> Request: Transcribe everything in the data word for word. Pictures are left out.

> Information supplied:
━━━━━━━━━━━━━━━━━━━━
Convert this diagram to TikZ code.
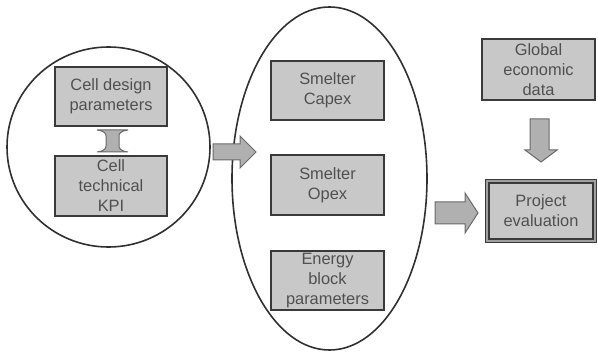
\documentclass[tikz,border=0pt]{standalone}
\usepackage{fontspec}
\setmainfont{Liberation Sans}
\usetikzlibrary{shapes.geometric}
\definecolor{boxfill}{HTML}{C8C8C8}
\definecolor{boxline}{HTML}{3A3A3A}
\definecolor{txt}{HTML}{505050}
\definecolor{arrfill}{HTML}{B0B0B0}
\definecolor{arrline}{HTML}{6A6A6A}
\definecolor{ringline}{HTML}{303030}
\begin{document}
\begin{tikzpicture}[x=0.75pt,y=-0.75pt,
  box/.style={draw=boxline, fill=boxfill, line width=1.5pt, text=txt, align=center,
    font=\fontsize{12.3}{15}\selectfont, inner sep=0pt,
    minimum width=84.5pt, minimum height=44.5pt},
  ring/.style={draw=ringline, line width=1.2pt, ellipse, inner sep=0pt},
  blockarr/.style={fill=arrfill, draw=arrline, line width=0.75pt}]
\useasboundingbox (0,0) rectangle (598,352);
% enclosures
\node[ring, minimum width=152.25pt, minimum height=150pt] (lring) at (108.5,147) {};
\node[ring, minimum width=146.25pt, minimum height=257.25pt] (mring) at (329.5,178.5) {};
% boxes
\node[box] (design) at (111,96.5) {Cell design\\parameters};
\node[box] (kpi) at (111,186) {Cell\\technical\\KPI};
\node[box] (capex) at (327.5,90.5) {Smelter\\Capex};
\node[box] (opex) at (327.5,185) {Smelter\\Opex};
\node[box] (energy) at (327.5,280.5) {Energy\\block\\parameters};
\node[box, minimum height=45.75pt] (global) at (538.5,69.5) {Global\\economic\\data};
\node[box, line width=1pt, double=boxfill!80!black, double distance=1.5pt,
  minimum width=80.5pt, minimum height=44.5pt] (proj) at (541,211) {Project\\evaluation};
% double arrow between design and kpi
\draw[blockarr] (97,130) -- (128,130) .. controls (120,131) and (119,134) .. (119,136)
  -- (119,146) .. controls (119,148) and (120,151) .. (128,152) -- (97,152)
  .. controls (105,151) and (106,148) .. (106,146) -- (106,136)
  .. controls (106,134) and (105,131) .. (97,130) -- cycle;
% arrow left ring -> middle ring
\draw[blockarr] (213,144) -- (240,144) -- (240,136) -- (256,152) -- (240,168)
  -- (240,160) -- (213,160) -- cycle;
% arrow middle ring -> project
\draw[blockarr] (435,202) -- (465,202) -- (465,193) -- (478,213) -- (465,233)
  -- (465,224) -- (435,224) -- cycle;
% arrow global -> project
\draw[blockarr] (530,119) -- (549,119) -- (549,150) -- (557,150) -- (541,162)
  -- (525,150) -- (530,150) -- cycle;
\end{tikzpicture}
\end{document}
━━━━━━━━━━━━━━━━━━━━
> Exercise result:
Convert this diagram to TikZ code.
\documentclass[tikz,border=0pt]{standalone}
\usepackage{fontspec}
\setmainfont{Liberation Sans}
\usetikzlibrary{shapes.geometric}
\definecolor{boxfill}{HTML}{C8C8C8}
\definecolor{boxline}{HTML}{3A3A3A}
\definecolor{txt}{HTML}{505050}
\definecolor{arrfill}{HTML}{B0B0B0}
\definecolor{arrline}{HTML}{6A6A6A}
\definecolor{ringline}{HTML}{303030}
\begin{document}
\begin{tikzpicture}[x=0.75pt,y=-0.75pt,
  box/.style={draw=boxline, fill=boxfill, line width=1.5pt, text=txt, align=center,
    font=\fontsize{12.3}{15}\selectfont, inner sep=0pt,
    minimum width=84.5pt, minimum height=44.5pt},
  ring/.style={draw=ringline, line width=1.2pt, ellipse, inner sep=0pt},
  blockarr/.style={fill=arrfill, draw=arrline, line width=0.75pt}]
\useasboundingbox (0,0) rectangle (598,352);
% enclosures
\node[ring, minimum width=152.25pt, minimum height=150pt] (lring) at (108.5,147) {};
\node[ring, minimum width=146.25pt, minimum height=257.25pt] (mring) at (329.5,178.5) {};
% boxes
\node[box] (design) at (111,96.5) {Cell design\\parameters};
\node[box] (kpi) at (111,186) {Cell\\technical\\KPI};
\node[box] (capex) at (327.5,90.5) {Smelter\\Capex};
\node[box] (opex) at (327.5,185) {Smelter\\Opex};
\node[box] (energy) at (327.5,280.5) {Energy\\block\\parameters};
\node[box, minimum height=45.75pt] (global) at (538.5,69.5) {Global\\economic\\data};
\node[box, line width=1pt, double=boxfill!80!black, double distance=1.5pt,
  minimum width=80.5pt, minimum height=44.5pt] (proj) at (541,211) {Project\\evaluation};
% double arrow between design and kpi
\draw[blockarr] (97,130) -- (128,130) .. controls (120,131) and (119,134) .. (119,136)
  -- (119,146) .. controls (119,148) and (120,151) .. (128,152) -- (97,152)
  .. controls (105,151) and (106,148) .. (106,146) -- (106,136)
  .. controls (106,134) and (105,131) .. (97,130) -- cycle;
% arrow left ring -> middle ring
\draw[blockarr] (213,144) -- (240,144) -- (240,136) -- (256,152) -- (240,168)
  -- (240,160) -- (213,160) -- cycle;
% arrow middle ring -> project
\draw[blockarr] (435,202) -- (465,202) -- (465,193) -- (478,213) -- (465,233)
  -- (465,224) -- (435,224) -- cycle;
% arrow global -> project
\draw[blockarr] (530,119) -- (549,119) -- (549,150) -- (557,150) -- (541,162)
  -- (525,150) -- (530,150) -- cycle;
\end{tikzpicture}
\end{document}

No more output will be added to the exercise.